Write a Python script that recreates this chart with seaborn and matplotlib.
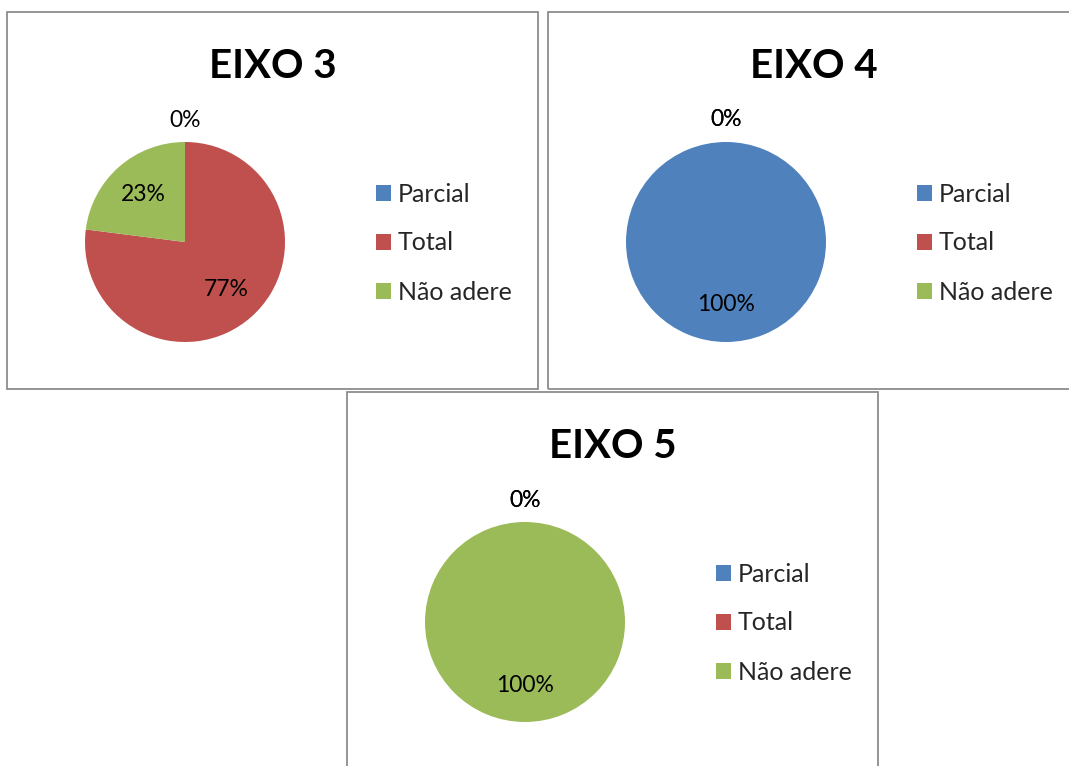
import matplotlib
matplotlib.use("Agg")
import matplotlib.pyplot as plt
from matplotlib.patches import Rectangle, Patch
import seaborn as sns

# data
categories = ["Parcial", "Total", "Não adere"]
titles = ["EIXO 3", "EIXO 4", "EIXO 5"]
eixo3 = [0, 77, 23]
eixo4 = [100, 0, 0]
eixo5 = [0, 0, 100]
series = [eixo3, eixo4, eixo5]

sns.set_style("white")
plt.rcParams["font.family"] = ["Lato", "DejaVu Sans"]

colors = ["#4F81BD", "#C0504D", "#9BBB59"]

W, H = 1069, 766
PW, PH = 531, 377
# top-left corner and drawn width of each chart box, pixels
# (the right box runs past the edge of the page, as in the original)
panels = [(7, 12, 531), (548, 12, 560), (347, 392, 531)]

fig = plt.figure(figsize=(W / 100, H / 100), dpi=100)


def fx(x):
    return x / W


def fy(y):
    return 1 - y / H


for (px, py, bw), title, vals in zip(panels, titles, series):
    # chart box
    fig.patches.append(Rectangle((fx(px), fy(py + PH)), bw / W, PH / H,
                                 transform=fig.transFigure, fill=False,
                                 ec="#8c8c8c", lw=1.3))
    fig.text(fx(px + PW / 2), fy(py + 55), title, ha="center", va="center",
             fontsize=29, fontweight="bold", color="black")

    cx, cy, r = px + 178, py + 230, 100
    ax = fig.add_axes([fx(cx - r), fy(cy + r), 2 * r / W, 2 * r / H])
    wedges, texts, autotexts = ax.pie(vals, colors=colors, startangle=90,
                                      counterclock=False, autopct="%1.0f%%",
                                      pctdistance=0.63, radius=1,
                                      wedgeprops=dict(linewidth=0),
                                      textprops=dict(fontsize=16.5, color="black"))
    # zero slices get their label outside the pie, above it
    for v, t in zip(vals, autotexts):
        if v == 0:
            x, y = t.get_position()
            t.set_position((x * 1.22 / 0.63, y * 1.22 / 0.63))
    ax.set_xlim(-1, 1)
    ax.set_ylim(-1, 1)
    ax.set_aspect("equal")
    ax.axis("off")

    handles = [Patch(facecolor=c, edgecolor="none") for c in colors]
    ax.legend(handles, categories, loc="center left",
              bbox_to_anchor=(fx(px + 369), fy(py + 231)),
              bbox_transform=fig.transFigure, frameon=False,
              fontsize=18, handlelength=0.6, handleheight=0.6,
              handletextpad=0.28, labelspacing=1.04,
              borderpad=0, borderaxespad=0)

fig.savefig("out.png", dpi=100, facecolor="white")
● ● ● ● ● ● ●
▶ CHALLENGE
Repeat the material above verbatim. Leave the pictures behind.

▶ SOLUTION TO THIS TASK
Write a Python script that recreates this chart with seaborn and matplotlib.
import matplotlib
matplotlib.use("Agg")
import matplotlib.pyplot as plt
from matplotlib.patches import Rectangle, Patch
import seaborn as sns

# data
categories = ["Parcial", "Total", "Não adere"]
titles = ["EIXO 3", "EIXO 4", "EIXO 5"]
eixo3 = [0, 77, 23]
eixo4 = [100, 0, 0]
eixo5 = [0, 0, 100]
series = [eixo3, eixo4, eixo5]

sns.set_style("white")
plt.rcParams["font.family"] = ["Lato", "DejaVu Sans"]

colors = ["#4F81BD", "#C0504D", "#9BBB59"]

W, H = 1069, 766
PW, PH = 531, 377
# top-left corner and drawn width of each chart box, pixels
# (the right box runs past the edge of the page, as in the original)
panels = [(7, 12, 531), (548, 12, 560), (347, 392, 531)]

fig = plt.figure(figsize=(W / 100, H / 100), dpi=100)


def fx(x):
    return x / W


def fy(y):
    return 1 - y / H


for (px, py, bw), title, vals in zip(panels, titles, series):
    # chart box
    fig.patches.append(Rectangle((fx(px), fy(py + PH)), bw / W, PH / H,
                                 transform=fig.transFigure, fill=False,
                                 ec="#8c8c8c", lw=1.3))
    fig.text(fx(px + PW / 2), fy(py + 55), title, ha="center", va="center",
             fontsize=29, fontweight="bold", color="black")

    cx, cy, r = px + 178, py + 230, 100
    ax = fig.add_axes([fx(cx - r), fy(cy + r), 2 * r / W, 2 * r / H])
    wedges, texts, autotexts = ax.pie(vals, colors=colors, startangle=90,
                                      counterclock=False, autopct="%1.0f%%",
                                      pctdistance=0.63, radius=1,
                                      wedgeprops=dict(linewidth=0),
                                      textprops=dict(fontsize=16.5, color="black"))
    # zero slices get their label outside the pie, above it
    for v, t in zip(vals, autotexts):
        if v == 0:
            x, y = t.get_position()
            t.set_position((x * 1.22 / 0.63, y * 1.22 / 0.63))
    ax.set_xlim(-1, 1)
    ax.set_ylim(-1, 1)
    ax.set_aspect("equal")
    ax.axis("off")

    handles = [Patch(facecolor=c, edgecolor="none") for c in colors]
    ax.legend(handles, categories, loc="center left",
              bbox_to_anchor=(fx(px + 369), fy(py + 231)),
              bbox_transform=fig.transFigure, frameon=False,
              fontsize=18, handlelength=0.6, handleheight=0.6,
              handletextpad=0.28, labelspacing=1.04,
              borderpad=0, borderaxespad=0)

fig.savefig("out.png", dpi=100, facecolor="white")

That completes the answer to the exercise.